Membership Inference over Diffusion-models-based Synthetic Tabular Data
Published on arXiv
2510.16037
Membership Inference Attack
OWASP ML Top 10 — ML04
Key Finding
TabDDPM is substantially more vulnerable to query-based membership inference attacks than TabSyn, which exhibits notable resilience against the proposed step-wise error comparison attack.

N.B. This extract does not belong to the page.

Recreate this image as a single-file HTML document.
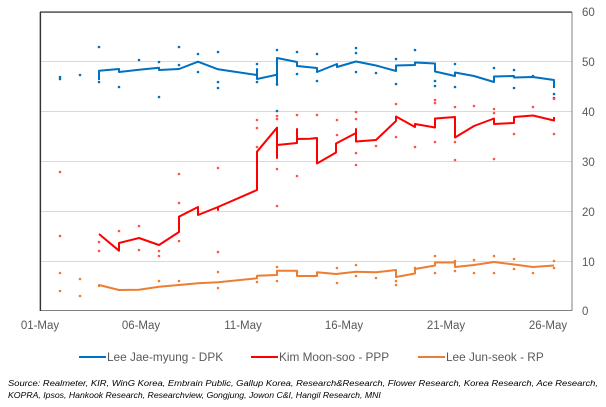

Step-wise Error Comparison MIA
Novel technique introduced
This study investigates the privacy risks associated with diffusion-based synthetic tabular data generation methods, focusing on their susceptibility to Membership Inference Attacks (MIAs). We examine two recent models, TabDDPM and TabSyn, by developing query-based MIAs based on the step-wise error comparison method. Our findings reveal that TabDDPM is more vulnerable to these attacks. TabSyn exhibits resilience against our attack models. Our work underscores the importance of evaluating the privacy implications of diffusion models and encourages further research into robust privacy-preserving mechanisms for synthetic data generation.
Key Contributions
- Query-based membership inference attacks using step-wise error comparison against diffusion-based tabular data generators
- Comparative privacy vulnerability analysis of TabDDPM vs. TabSyn showing TabDDPM is significantly more susceptible to MIA
- Demonstrates that DCR (Distance to Closest Record), the standard privacy metric for synthetic data, is insufficient for capturing MIA-based privacy risks
🛡️ Threat Analysis
The paper's sole contribution is designing and evaluating MIAs — specifically query-based step-wise error comparison attacks — to determine whether specific records were in the training sets of TabDDPM and TabSyn diffusion models.